To address these operational challenges wet design cables are increasingly deployed, where the polymer insulation is exposed to continuous moisture ingress throughout service, introducing increased long-term reliability concerns. The combination of moisture, high electric field, insulation defects and a prolonged duration can promote water treeing: a degradation mechanism in which diffuse water-filled channels form and progressively weaken dielectric strength. Over time, water trees can transition into electrical trees, ultimately leading to catastrophic cable failure. Tree Retardant XLPE (TR-XLPE) offers improved resistance to this degradation, but uncertainties remain regarding water tree mechanisms, long-term dielectric performance and the effectiveness of mitigation in 132 kV wet-design dynamic cable.

This study investigates water tree initiation and propagation under accelerated ageing conditions representative of 132 kV wet design cables. Small scale laboratory experiments were conducted on XLPE half-ring samples with water needle defects that simulate controlled sites of water ingress and local electric field intensification. This allowed controlled ageing of the insulation material from initiation points characteristic of vented water trees, tree formations of particular concern in wet-design cable due to constant water access and accelerated growth towards the conductor. Three XLPE material performances were evaluated. All samples were pre-soaked in deionised water and then aged for 100 Hours at 8 kV/mm AC (50 Hz) by a water needle defect filled with 3 % NaCl solution. After ageing, aged samples were analysed using optical microscopy to quantify water tree length, density, geometry and associated material morphology.

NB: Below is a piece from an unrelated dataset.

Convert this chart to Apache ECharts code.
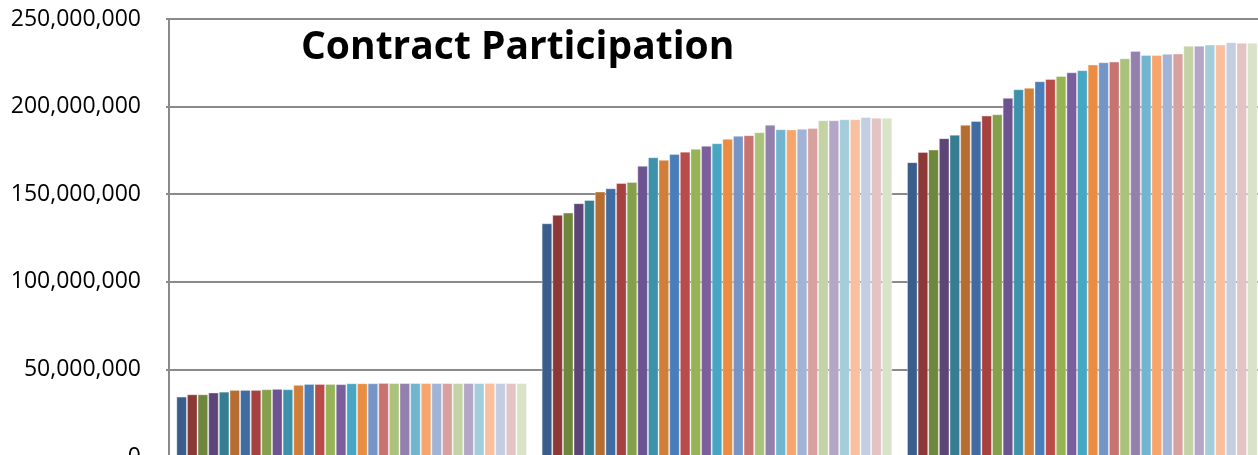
<!DOCTYPE html>
<html>
<head>
<meta charset="utf-8">
<title>Contract Participation</title>
<script src="https://cdn.jsdelivr.net/npm/echarts@6/dist/echarts.min.js"></script>
<style>
  html, body { margin: 0; padding: 0; background: #fff; }
  #chart { width: 1258px; height: 455px; }
</style>
</head>
<body>
<div id="chart"></div>
<script>
// three groups on the x axis (labels are cut off in the picture)
const categories = ['Group 1', 'Group 2', 'Group 3'];

// values per series, one array for each group (33 series)
const group1Values = [
    34.5, 35.8, 35.8, 36.8, 37.3, 38.3, 38.3, 38.3, 38.7, 38.9, 38.7,
    41.2, 41.7, 41.7, 41.7, 41.6, 42.1, 42.1, 42.1, 42.3, 42.2, 42.2,
    42.2, 42.2, 42.2, 42.2, 42.2, 42.2, 42.2, 42.3, 42.2, 42.2, 42.2
].map(function(v) { return v * 1e6; });

const group2Values = [
    133.4, 138.2, 139.5, 144.9, 146.7, 151.5, 153.4, 156.4, 157.0, 166.2, 171.1,
    169.6, 173.0, 174.3, 175.9, 177.6, 179.1, 181.6, 183.3, 183.7, 185.4, 189.7,
    187.1, 187.0, 187.4, 187.8, 192.2, 192.2, 192.8, 192.8, 194.1, 193.7, 193.7
].map(function(v) { return v * 1e6; });

const group3Values = [
    168.3, 174.1, 175.5, 182.0, 184.0, 189.6, 191.8, 194.9, 195.7, 205.0, 209.9,
    210.7, 214.5, 215.8, 217.5, 219.6, 220.8, 224.0, 225.3, 225.7, 227.6, 231.8,
    229.5, 229.5, 230.1, 230.3, 234.8, 234.8, 235.4, 235.4, 236.8, 236.4, 236.4
].map(function(v) { return v * 1e6; });

// Excel 2007 style palette, shades then tints
const seriesColors = [
    '#3a5e8c', '#8c3836', '#6e873d', '#5d4677', '#357d91', '#b66d31',
    '#416ca1', '#a54240', '#85a04b', '#6d5491', '#3e91ab', '#d17e38',
    '#4a7ebb', '#b94b48', '#96b455', '#7b5f9c', '#47a6c1', '#ea8c42',
    '#7595c6', '#c97371', '#abc27b', '#9480ad', '#71b6ce', '#f7a56d',
    '#a2b4d5', '#d8a09f', '#c3d3a5', '#b3a6c6', '#a3cddb', '#f9bf9f',
    '#c4cee2', '#e3c3c4', '#d9e3c7'
];

const yTicks = { min: 0, max: 250000000, interval: 50000000 };

function formatThousands(value) {
    return String(value).replace(/\B(?=(\d{3})+(?!\d))/g, ',');
}

const chart = echarts.init(document.getElementById('chart'));

const series = [];
for (let i = 0; i < seriesColors.length; i++) {
    series.push({
        name: 'Series ' + (i + 1),
        type: 'bar',
        data: [group1Values[i], group2Values[i], group3Values[i]],
        barGap: '0%',
        barCategoryGap: '4%',
        itemStyle: {
            color: seriesColors[i],
            borderColor: 'rgba(255, 255, 255, 0.35)',
            borderWidth: 1
        },
        silent: true
    });
}

const option = {
    backgroundColor: '#ffffff',
    animation: false,
    title: {
        text: 'Contract Participation',
        left: 301,
        top: 28,
        padding: 0,
        textStyle: {
            fontFamily: 'Open Sans',
            fontWeight: 'bold',
            fontSize: 39,
            color: '#000'
        }
    },
    grid: {
        left: 169,
        right: -7,
        top: 19,
        bottom: -2,
        outerBoundsMode: 'none',
        containLabel: false
    },
    xAxis: {
        type: 'category',
        data: categories,
        axisLine: { show: false },
        axisTick: { show: false },
        axisLabel: { show: false }
    },
    yAxis: {
        type: 'value',
        min: yTicks.min,
        max: yTicks.max,
        interval: yTicks.interval,
        axisLine: { show: true, lineStyle: { color: '#8a8a8a', width: 2 } },
        axisTick: { show: true, length: 3, lineStyle: { color: '#8a8a8a', width: 2 } },
        splitLine: { lineStyle: { color: '#8a8a8a', width: 2 } },
        axisLabel: {
            color: '#000',
            fontFamily: 'Open Sans',
            fontSize: 23,
            margin: 28,
            formatter: formatThousands
        }
    },
    series: series
};

chart.setOption(option);
</script>
</body>
</html>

Results showed material-dependent water tree behaviour. XLPE 1 with high crystallinity and purity, exhibited small, dense circular water trees localised near the needle tip. XLPE 2 displayed an alternate behaviour with diffuse water trees encasing the needle defect and a visible material deformation. XLPE 3, characterised by a higher void content and more open microstructure, developed the longest and most diffuse water trees with evidence of transition to electrical trees. Crystallisation deposits in XLPE 1and 2 samples highlighted ionic migration during ageing while their absence in XLPE 3 indicated moisture retention within the polymer.

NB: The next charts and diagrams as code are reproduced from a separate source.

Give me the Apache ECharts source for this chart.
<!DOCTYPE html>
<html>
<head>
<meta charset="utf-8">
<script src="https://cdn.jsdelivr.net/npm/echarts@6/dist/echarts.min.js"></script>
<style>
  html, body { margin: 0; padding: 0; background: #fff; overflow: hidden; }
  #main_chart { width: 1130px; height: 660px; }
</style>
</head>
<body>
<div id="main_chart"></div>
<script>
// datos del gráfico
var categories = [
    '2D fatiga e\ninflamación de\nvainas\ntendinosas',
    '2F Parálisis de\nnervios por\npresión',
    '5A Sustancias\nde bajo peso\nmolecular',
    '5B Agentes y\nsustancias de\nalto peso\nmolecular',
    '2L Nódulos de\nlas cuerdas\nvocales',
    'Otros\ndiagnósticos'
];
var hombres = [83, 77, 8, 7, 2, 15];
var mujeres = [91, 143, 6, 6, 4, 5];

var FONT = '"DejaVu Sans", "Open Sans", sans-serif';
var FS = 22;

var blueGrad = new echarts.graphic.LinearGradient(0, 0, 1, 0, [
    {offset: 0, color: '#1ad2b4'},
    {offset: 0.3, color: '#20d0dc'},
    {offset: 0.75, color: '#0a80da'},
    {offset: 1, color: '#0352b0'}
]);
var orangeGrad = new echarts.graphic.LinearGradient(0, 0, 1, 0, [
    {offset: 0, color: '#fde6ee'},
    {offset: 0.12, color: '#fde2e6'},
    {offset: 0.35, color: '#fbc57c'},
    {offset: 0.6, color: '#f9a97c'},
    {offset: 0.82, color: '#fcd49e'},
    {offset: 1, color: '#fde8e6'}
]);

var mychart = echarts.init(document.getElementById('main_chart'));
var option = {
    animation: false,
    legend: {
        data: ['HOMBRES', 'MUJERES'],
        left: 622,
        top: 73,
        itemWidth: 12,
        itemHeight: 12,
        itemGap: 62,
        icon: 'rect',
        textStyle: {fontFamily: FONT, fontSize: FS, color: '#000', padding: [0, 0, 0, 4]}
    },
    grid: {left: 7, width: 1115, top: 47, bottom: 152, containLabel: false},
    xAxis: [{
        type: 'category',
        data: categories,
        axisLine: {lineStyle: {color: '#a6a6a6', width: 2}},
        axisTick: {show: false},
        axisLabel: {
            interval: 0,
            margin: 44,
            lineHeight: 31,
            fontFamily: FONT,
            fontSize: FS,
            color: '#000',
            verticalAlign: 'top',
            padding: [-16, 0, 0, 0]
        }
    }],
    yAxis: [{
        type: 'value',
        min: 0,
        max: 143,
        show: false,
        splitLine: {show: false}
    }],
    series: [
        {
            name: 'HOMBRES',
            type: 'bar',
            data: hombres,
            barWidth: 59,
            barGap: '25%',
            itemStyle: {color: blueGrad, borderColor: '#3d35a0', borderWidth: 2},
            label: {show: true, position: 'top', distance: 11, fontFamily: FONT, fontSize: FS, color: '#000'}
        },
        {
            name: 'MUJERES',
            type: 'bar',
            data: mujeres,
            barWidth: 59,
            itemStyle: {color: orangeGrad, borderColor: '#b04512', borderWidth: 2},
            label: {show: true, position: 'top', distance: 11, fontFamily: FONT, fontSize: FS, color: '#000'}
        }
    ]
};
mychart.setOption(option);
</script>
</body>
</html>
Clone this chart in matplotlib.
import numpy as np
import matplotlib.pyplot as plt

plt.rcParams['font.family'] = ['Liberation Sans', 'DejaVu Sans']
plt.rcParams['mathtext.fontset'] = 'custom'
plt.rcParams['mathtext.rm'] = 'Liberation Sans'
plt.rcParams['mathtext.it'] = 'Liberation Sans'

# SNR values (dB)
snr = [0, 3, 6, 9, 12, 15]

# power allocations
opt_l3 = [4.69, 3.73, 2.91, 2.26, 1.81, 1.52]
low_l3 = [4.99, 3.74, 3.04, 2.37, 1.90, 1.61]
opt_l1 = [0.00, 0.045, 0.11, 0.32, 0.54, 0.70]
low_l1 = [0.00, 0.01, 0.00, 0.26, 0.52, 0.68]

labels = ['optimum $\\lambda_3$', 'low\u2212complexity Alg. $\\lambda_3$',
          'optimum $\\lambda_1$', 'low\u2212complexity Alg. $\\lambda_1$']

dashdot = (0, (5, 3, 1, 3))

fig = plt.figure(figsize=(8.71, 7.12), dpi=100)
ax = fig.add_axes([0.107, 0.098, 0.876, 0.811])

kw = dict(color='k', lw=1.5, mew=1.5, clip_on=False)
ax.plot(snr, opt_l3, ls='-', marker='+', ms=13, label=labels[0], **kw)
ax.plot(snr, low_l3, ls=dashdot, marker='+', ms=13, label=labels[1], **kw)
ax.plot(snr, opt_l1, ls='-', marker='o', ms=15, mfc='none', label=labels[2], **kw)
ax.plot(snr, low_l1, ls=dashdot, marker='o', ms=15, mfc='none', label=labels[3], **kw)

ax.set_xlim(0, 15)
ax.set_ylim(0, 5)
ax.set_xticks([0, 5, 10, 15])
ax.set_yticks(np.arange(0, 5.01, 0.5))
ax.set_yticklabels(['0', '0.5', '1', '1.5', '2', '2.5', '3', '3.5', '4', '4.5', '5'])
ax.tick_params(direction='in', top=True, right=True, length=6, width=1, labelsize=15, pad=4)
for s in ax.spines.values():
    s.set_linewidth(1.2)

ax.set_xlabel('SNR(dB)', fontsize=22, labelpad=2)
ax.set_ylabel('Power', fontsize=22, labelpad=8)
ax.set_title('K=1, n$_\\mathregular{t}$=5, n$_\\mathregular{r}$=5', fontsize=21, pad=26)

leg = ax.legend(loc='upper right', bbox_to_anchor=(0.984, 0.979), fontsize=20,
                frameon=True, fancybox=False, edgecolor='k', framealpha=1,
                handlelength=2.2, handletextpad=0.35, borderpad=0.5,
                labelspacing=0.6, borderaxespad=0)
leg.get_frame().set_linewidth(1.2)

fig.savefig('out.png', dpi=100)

Electrical tree transition occurred in XLPE 3, suggesting that void-rich microstructures under high electric stress create localised field enhancements that can accelerate treeing degradation.

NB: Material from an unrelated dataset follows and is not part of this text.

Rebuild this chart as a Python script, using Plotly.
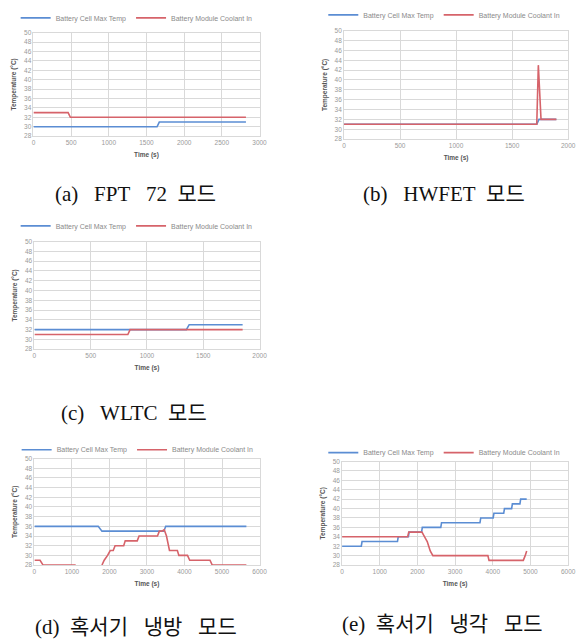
import plotly.graph_objects as go

W, H = 584, 642

# ---------------- data ----------------
# (a) FPT 72
a_cell_t = [0, 1640, 1670, 2820]
a_cell_v = [30, 30, 31, 31]
a_cool_t = [0, 460, 490, 2820]
a_cool_v = [33, 33, 32, 32]

# (b) HWFET
b_cell_t = [0, 1720, 1740, 1895]
b_cell_v = [31, 31, 32, 32]
b_cool_t = [0, 1720, 1734, 1758, 1895]
b_cool_v = [31, 31, 43, 32, 32]

# (c) WLTC
c_cell_t = [0, 1350, 1375, 1850]
c_cell_v = [32, 32, 33, 33]
c_cool_t = [0, 830, 850, 1850]
c_cool_v = [31, 31, 32, 32]

# (d) hot-weather A/C mode
d_cell_t = [0, 1700, 1800, 3450, 3500, 5650]
d_cell_v = [36, 36, 35, 35, 36, 36]
d_cool_t = [0, 150, 230, 1100, None, 1800, 1860, 1950, 2020, 2100, 2150, 2380, 2420,
            2740, 2790, 3280, 3330, 3400, 3460, 3520, 3560, 3600, 3810, 3850, 4080,
            4140, 4680, 4740, 5650]
d_cool_v = [29, 29, 28, 28, None, 28, 29, 30, 31, 31, 32, 32, 33,
            33, 34, 34, 35, 35, 35.3, 34, 32, 31, 31, 30, 30,
            29, 29, 28, 28]

# (e) hot-weather cooling mode
e_cell_t = [0, 510, 530, 1470, 1490, 1760, 1780, 2110, 2130, 2620, 2640, 3660, 3680,
            4010, 4030, 4290, 4310, 4500, 4520, 4720, 4740, 4900]
e_cell_v = [32, 32, 33, 33, 34, 34, 35, 35, 36, 36, 37, 37, 38,
            38, 39, 39, 40, 40, 41, 41, 42, 42]
e_cool_t = [0, 1740, 1770, 2120, 2190, 2260, 2300, 2340, 2410, 3870, 3900, 4810, 4860, 4900]
e_cool_v = [34, 34, 35, 35, 34, 33, 32, 31, 30, 30, 29, 29, 30, 31]

series_names = ["Battery Cell Max Temp", "Battery Module Coolant In"]
S2 = "\u00a0\u00a0"
S3 = "\u00a0\u00a0\u00a0"
captions = ["(a)" + S3 + "FPT" + S3 + "72" + S2 + "모드",
            "(b)" + S3 + "HWFET" + S2 + "모드",
            "(c)" + S3 + "WLTC" + S2 + "모드",
            "(d)" + S2 + "혹서기" + S3 + "냉방" + S3 + "모드",
            "(e)" + S2 + "혹서기" + S3 + "냉각" + S3 + "모드"]
x_max = [3000, 2000, 2000, 6000, 6000]
x_dtick = [500, 500, 500, 1000, 1000]
y_ticks = list(range(28, 51, 2))

panels = [
    (a_cell_t, a_cell_v, a_cool_t, a_cool_v),
    (b_cell_t, b_cell_v, b_cool_t, b_cool_v),
    (c_cell_t, c_cell_v, c_cool_t, c_cool_v),
    (d_cell_t, d_cell_v, d_cool_t, d_cool_v),
    (e_cell_t, e_cell_v, e_cool_t, e_cool_v),
]

# ---------------- layout geometry (pixels) ----------------
# left, right, top, bottom of each plot area
boxes = [
    (32, 262, 27, 132),
    (348, 576, 25, 135),
    (33, 262, 239, 348),
    (33, 262, 459, 567),
    (346, 576, 462, 567),
]
legend_pos = [(137, 12), (450, 9), (137, 223), (138, 450), (450, 453)]
caption_pos = [(136, 191), (450, 191), (134, 413), (136, 630), (448, 627)]

BLUE = "#5b8dd3"
RED = "#d6636a"
GRID = "#d9d9d9"
TICK_FONT = dict(family="Liberation Sans, Arial", size=6.5, color="#9a9a9a")
TITLE_FONT = dict(family="Liberation Sans, Arial", size=6.5, color="#555555")

fig = go.Figure()
layout = {}
annotations = []

for i, (ct, cv, rt, rv) in enumerate(panels):
    n = "" if i == 0 else str(i + 1)
    leg = "legend" + n
    xa, ya = "x" + n, "y" + n
    fig.add_trace(go.Scatter(x=ct, y=cv, mode="lines", name=series_names[0],
                             line=dict(color=BLUE, width=1.6), xaxis=xa, yaxis=ya,
                             legend=leg, connectgaps=False))
    fig.add_trace(go.Scatter(x=rt, y=rv, mode="lines", name=series_names[1],
                             line=dict(color=RED, width=1.6), xaxis=xa, yaxis=ya,
                             legend=leg, connectgaps=False))
    l, r, t, b = boxes[i]
    layout["xaxis" + n] = dict(
        domain=[l / W, r / W], anchor=ya, range=[0, x_max[i]], dtick=x_dtick[i],
        tick0=0, showgrid=True, gridcolor=GRID, gridwidth=0.8, showline=True,
        mirror=True, linecolor=GRID, linewidth=0.8, zeroline=False, ticks="",
        tickfont=TICK_FONT, fixedrange=True,
        title=dict(text="<b>Time (s)</b>", font=TITLE_FONT, standoff=7))
    layout["yaxis" + n] = dict(
        domain=[1 - b / H, 1 - t / H], anchor=xa, range=[28, 50], tickvals=y_ticks,
        showgrid=True, gridcolor=GRID, gridwidth=0.8, showline=True, mirror=True,
        linecolor=GRID, linewidth=0.8, zeroline=False, ticks="",
        tickfont=TICK_FONT, fixedrange=True,
        title=dict(text="<b>Temperature (°C)</b>", font=TITLE_FONT, standoff=6))
    lx, ly = legend_pos[i]
    layout[leg] = dict(orientation="h", x=lx / W, y=1 - ly / H, xanchor="center",
                       yanchor="middle", font=dict(family="Liberation Sans, Arial",
                                                   size=7, color="#8a8a8a"),
                       bgcolor="rgba(0,0,0,0)", itemwidth=30, entrywidth=0,
                       itemclick=False, itemdoubleclick=False)
    cx, cy = caption_pos[i]
    annotations.append(dict(text=captions[i], x=cx / W, y=1 - cy / H, xref="paper",
                            yref="paper", xanchor="center", yanchor="middle",
                            showarrow=False,
                            font=dict(family="Liberation Serif, Noto Sans CJK KR",
                                      size=21, color="#111111")))

fig.update_layout(
    width=W, height=H, margin=dict(l=0, r=0, t=0, b=0),
    paper_bgcolor="white", plot_bgcolor="white", showlegend=True,
    annotations=annotations, **layout)

fig.write_html("out.html", config={"displayModeBar": False})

The study demonstrates that elevated electric stress in 132 kV wet design cables may accelerate water tree growth and compromise insulation reliability, with material morphology playing a key role in water tree propagation and electrical tree susceptibility. Future work will explore additional ageing factors such as mechanical strain and thermal stress to quantify water tree evolution. This testing regime provides initial insight into the effectiveness of XLPE insulation ageing when subject to the elevated ageing conditions required for 132 kV dynamic cable.